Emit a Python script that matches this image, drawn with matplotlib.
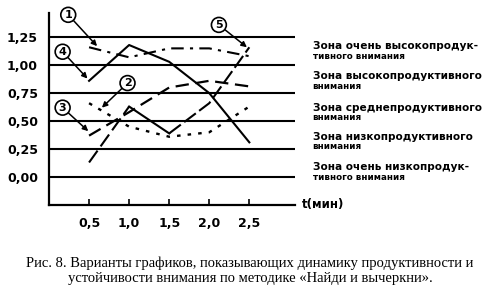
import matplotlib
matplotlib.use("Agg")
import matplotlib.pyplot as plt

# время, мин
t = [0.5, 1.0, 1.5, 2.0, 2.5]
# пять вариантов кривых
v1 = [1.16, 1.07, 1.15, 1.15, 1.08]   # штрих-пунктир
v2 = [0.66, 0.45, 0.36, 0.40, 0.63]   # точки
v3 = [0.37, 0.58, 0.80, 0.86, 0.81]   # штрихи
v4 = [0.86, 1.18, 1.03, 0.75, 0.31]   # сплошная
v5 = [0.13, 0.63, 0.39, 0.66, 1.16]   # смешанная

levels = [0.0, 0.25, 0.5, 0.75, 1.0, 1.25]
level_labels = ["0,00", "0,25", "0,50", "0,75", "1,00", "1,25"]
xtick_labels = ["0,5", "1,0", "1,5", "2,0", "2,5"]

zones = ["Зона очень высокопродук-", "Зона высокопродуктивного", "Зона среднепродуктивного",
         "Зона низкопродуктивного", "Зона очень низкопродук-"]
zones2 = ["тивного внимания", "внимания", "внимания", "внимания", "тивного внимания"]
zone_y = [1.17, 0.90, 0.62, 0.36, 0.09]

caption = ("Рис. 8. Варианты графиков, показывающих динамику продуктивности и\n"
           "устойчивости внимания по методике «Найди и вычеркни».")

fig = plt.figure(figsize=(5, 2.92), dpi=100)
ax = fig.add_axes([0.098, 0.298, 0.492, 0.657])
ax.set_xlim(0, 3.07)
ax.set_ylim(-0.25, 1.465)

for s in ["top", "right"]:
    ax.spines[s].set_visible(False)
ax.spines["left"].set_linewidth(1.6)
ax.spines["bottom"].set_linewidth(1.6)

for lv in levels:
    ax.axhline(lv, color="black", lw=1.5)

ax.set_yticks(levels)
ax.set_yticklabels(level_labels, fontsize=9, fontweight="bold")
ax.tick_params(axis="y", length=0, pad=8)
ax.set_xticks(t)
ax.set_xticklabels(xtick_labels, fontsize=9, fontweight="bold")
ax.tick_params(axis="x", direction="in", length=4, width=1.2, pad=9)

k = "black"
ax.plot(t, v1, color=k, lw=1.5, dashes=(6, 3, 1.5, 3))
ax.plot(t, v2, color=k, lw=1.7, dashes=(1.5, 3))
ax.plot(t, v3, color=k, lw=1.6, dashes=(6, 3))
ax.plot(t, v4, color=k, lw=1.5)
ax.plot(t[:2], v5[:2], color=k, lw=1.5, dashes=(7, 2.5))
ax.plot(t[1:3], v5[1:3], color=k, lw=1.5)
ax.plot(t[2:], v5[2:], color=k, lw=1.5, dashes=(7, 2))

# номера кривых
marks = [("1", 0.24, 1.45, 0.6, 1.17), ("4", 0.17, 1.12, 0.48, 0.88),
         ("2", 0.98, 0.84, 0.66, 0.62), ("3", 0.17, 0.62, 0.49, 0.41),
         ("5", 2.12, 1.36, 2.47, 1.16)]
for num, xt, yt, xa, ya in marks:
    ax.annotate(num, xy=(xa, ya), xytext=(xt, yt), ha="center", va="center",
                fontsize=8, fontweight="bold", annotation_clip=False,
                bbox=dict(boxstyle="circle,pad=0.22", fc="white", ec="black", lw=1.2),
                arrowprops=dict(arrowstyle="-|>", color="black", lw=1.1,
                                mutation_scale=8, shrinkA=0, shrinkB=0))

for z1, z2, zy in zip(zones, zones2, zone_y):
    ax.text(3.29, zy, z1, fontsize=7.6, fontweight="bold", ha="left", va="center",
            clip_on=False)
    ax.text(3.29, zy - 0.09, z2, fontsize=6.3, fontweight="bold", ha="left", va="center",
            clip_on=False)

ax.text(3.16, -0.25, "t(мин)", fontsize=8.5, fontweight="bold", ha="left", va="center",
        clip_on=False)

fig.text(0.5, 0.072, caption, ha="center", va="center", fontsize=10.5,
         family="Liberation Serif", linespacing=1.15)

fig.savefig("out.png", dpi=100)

TASK PROMPT:
Please repeat exactly the data above from its first line to the line that contains "ax.plot(t[2:], v5[2:], color=k, lw=1.5, dashes=(7, 2))", inclusive, and leave every picture out.

WRITTEN SOLUTION:
Emit a Python script that matches this image, drawn with matplotlib.
import matplotlib
matplotlib.use("Agg")
import matplotlib.pyplot as plt

# время, мин
t = [0.5, 1.0, 1.5, 2.0, 2.5]
# пять вариантов кривых
v1 = [1.16, 1.07, 1.15, 1.15, 1.08]   # штрих-пунктир
v2 = [0.66, 0.45, 0.36, 0.40, 0.63]   # точки
v3 = [0.37, 0.58, 0.80, 0.86, 0.81]   # штрихи
v4 = [0.86, 1.18, 1.03, 0.75, 0.31]   # сплошная
v5 = [0.13, 0.63, 0.39, 0.66, 1.16]   # смешанная

levels = [0.0, 0.25, 0.5, 0.75, 1.0, 1.25]
level_labels = ["0,00", "0,25", "0,50", "0,75", "1,00", "1,25"]
xtick_labels = ["0,5", "1,0", "1,5", "2,0", "2,5"]

zones = ["Зона очень высокопродук-", "Зона высокопродуктивного", "Зона среднепродуктивного",
         "Зона низкопродуктивного", "Зона очень низкопродук-"]
zones2 = ["тивного внимания", "внимания", "внимания", "внимания", "тивного внимания"]
zone_y = [1.17, 0.90, 0.62, 0.36, 0.09]

caption = ("Рис. 8. Варианты графиков, показывающих динамику продуктивности и\n"
           "устойчивости внимания по методике «Найди и вычеркни».")

fig = plt.figure(figsize=(5, 2.92), dpi=100)
ax = fig.add_axes([0.098, 0.298, 0.492, 0.657])
ax.set_xlim(0, 3.07)
ax.set_ylim(-0.25, 1.465)

for s in ["top", "right"]:
    ax.spines[s].set_visible(False)
ax.spines["left"].set_linewidth(1.6)
ax.spines["bottom"].set_linewidth(1.6)

for lv in levels:
    ax.axhline(lv, color="black", lw=1.5)

ax.set_yticks(levels)
ax.set_yticklabels(level_labels, fontsize=9, fontweight="bold")
ax.tick_params(axis="y", length=0, pad=8)
ax.set_xticks(t)
ax.set_xticklabels(xtick_labels, fontsize=9, fontweight="bold")
ax.tick_params(axis="x", direction="in", length=4, width=1.2, pad=9)

k = "black"
ax.plot(t, v1, color=k, lw=1.5, dashes=(6, 3, 1.5, 3))
ax.plot(t, v2, color=k, lw=1.7, dashes=(1.5, 3))
ax.plot(t, v3, color=k, lw=1.6, dashes=(6, 3))
ax.plot(t, v4, color=k, lw=1.5)
ax.plot(t[:2], v5[:2], color=k, lw=1.5, dashes=(7, 2.5))
ax.plot(t[1:3], v5[1:3], color=k, lw=1.5)
ax.plot(t[2:], v5[2:], color=k, lw=1.5, dashes=(7, 2))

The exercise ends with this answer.